By way of example, she cites "Pop-Up Video," a show on VH1 that took music videos and added context and fun facts with quote bubble overlays. Staffers at BBC News Labs have already been running object recognition software on their video archives and tagging instances and elements that are part of a video to build a database of different instances.
"The Editor project does contain key ideas that are now being articulated under the umbrella of 'structured journalism' — namely that having more comprehensive and fine-grained structured data about our reporting will enable us to create all kinds of new tools for journalists and experiences for readers," Lloyd said. "These ideas have been central to our work at the lab for the past couple of years and have been explored in other ways through projects like Lazarus, Madison, and Kepler."

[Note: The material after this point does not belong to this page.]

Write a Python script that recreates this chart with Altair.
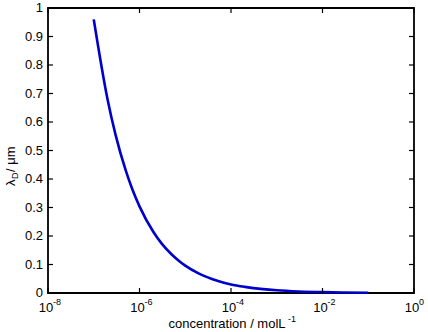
import altair as alt
import pandas as pd

# curve values
conc = [1e-7, 2e-7, 3e-7, 5e-7, 7e-7, 1e-6, 2e-6, 3e-6, 5e-6, 7e-6, 1e-5,
        2e-5, 5e-5, 1e-4, 2e-4, 5e-4, 1e-3, 3e-3, 1e-2, 3e-2, 1e-1]
debye = [0.96, 0.68, 0.555, 0.43, 0.363, 0.304, 0.215, 0.175, 0.136, 0.115, 0.096,
         0.068, 0.043, 0.030, 0.0215, 0.0136, 0.0096, 0.0055, 0.003, 0.0018, 0.001]

x_ticks = [1e-8, 1e-6, 1e-4, 1e-2, 1e0]
x_exps = ["-8", "-6", "-4", "-2", "0"]
y_ticks = [0, 0.1, 0.2, 0.3, 0.4, 0.5, 0.6, 0.7, 0.8, 0.9, 1.0]
y_labels = ["0", "0.1", "0.2", "0.3", "0.4", "0.5", "0.6", "0.7", "0.8", "0.9", "1"]

W, H = 366, 285
FONT = "Liberation Sans"

df = pd.DataFrame({"c": conc, "l": debye})
xt = pd.DataFrame({"v": x_ticks, "e": x_exps})
yt = pd.DataFrame({"v": y_ticks, "t": y_labels})
one = pd.DataFrame({"k": [0]})

xs = alt.Scale(type="log", domain=[1e-8, 1], nice=False)
ys = alt.Scale(domain=[0, 1], nice=False)

curve = alt.Chart(df).mark_line(color="#0000CC", strokeWidth=2.6, interpolate="monotone").encode(
    x=alt.X("c:Q", scale=xs, axis=None),
    y=alt.Y("l:Q", scale=ys, axis=None),
)

tick_style = dict(color="black", strokeWidth=1.2)
yl = alt.Chart(yt).mark_rule(**tick_style).encode(y=alt.Y("v:Q", scale=ys, axis=None), x=alt.value(0), x2=alt.value(5))
yr = alt.Chart(yt).mark_rule(**tick_style).encode(y=alt.Y("v:Q", scale=ys, axis=None), x=alt.value(W - 5), x2=alt.value(W))
xb = alt.Chart(xt).mark_rule(**tick_style).encode(x=alt.X("v:Q", scale=xs, axis=None), y=alt.value(H - 5), y2=alt.value(H))
xtp = alt.Chart(xt).mark_rule(**tick_style).encode(x=alt.X("v:Q", scale=xs, axis=None), y=alt.value(0), y2=alt.value(5))

y_lab = alt.Chart(yt).mark_text(font=FONT, fontSize=13, align="right", baseline="middle", color="black").encode(
    y=alt.Y("v:Q", scale=ys, axis=None), x=alt.value(-5), text="t:N")

x_base = alt.Chart(xt).mark_text(font=FONT, fontSize=13, align="center", baseline="alphabetic", color="black", dx=-2).encode(
    x=alt.X("v:Q", scale=xs, axis=None), y=alt.value(H + 19), text=alt.value("10"))
x_exp = alt.Chart(xt).mark_text(font=FONT, fontSize=9, align="left", baseline="alphabetic", color="black", dx=5).encode(
    x=alt.X("v:Q", scale=xs, axis=None), y=alt.value(H + 12), text="e:N")

TC = W / 2 - 4
xtitle = alt.Chart(one).mark_text(font=FONT, fontSize=13, align="center", baseline="alphabetic", color="black").encode(
    x=alt.value(TC), y=alt.value(H + 35), text=alt.value("concentration / molL"))
xtitle_sup = alt.Chart(one).mark_text(font=FONT, fontSize=9, align="left", baseline="alphabetic", color="black").encode(
    x=alt.value(TC + 61), y=alt.value(H + 29), text=alt.value("-1"))

ytitle1 = alt.Chart(one).mark_text(font=FONT, fontSize=13, align="left", baseline="alphabetic", angle=270, color="black").encode(
    x=alt.value(-33), y=alt.value(178), text=alt.value("λ"))
ytitle2 = alt.Chart(one).mark_text(font=FONT, fontSize=9, align="left", baseline="alphabetic", angle=270, color="black").encode(
    x=alt.value(-30), y=alt.value(171), text=alt.value("D"))
ytitle3 = alt.Chart(one).mark_text(font=FONT, fontSize=13, align="left", baseline="alphabetic", angle=270, color="black").encode(
    x=alt.value(-33), y=alt.value(164), text=alt.value(" / μm"))

chart = alt.layer(curve, yl, yr, xb, xtp, y_lab, x_base, x_exp, xtitle, xtitle_sup, ytitle1, ytitle2, ytitle3).properties(
    width=W, height=H,
    background="white",
    autosize=alt.AutoSizeParams(type="none"),
    padding={"left": 48, "top": 8, "right": 14, "bottom": 39},
).configure_view(stroke="black", strokeWidth=1.8)

chart.save("out.html", embed_options={"renderer": "svg", "actions": False})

She sees the Editor project as the future of computational journalism and artificial intelligence. The future of news, she says, is one where newsrooms have collaborative systems between people and machines, "Where people can do the things that they are uniquely good at and computers can do the things that they are uniquely good at."
"The industry continues to face significant cuts," Maher said. "We want to do more. We have to do more. We have to reach where people are. It is a complicated task. We want to reach them on radio waves, we want to reach them on their TV sets."
Although she agrees that the most efficient way is to hire more editors, that's not exactly practical.
"We have to embrace automation where we can," she said.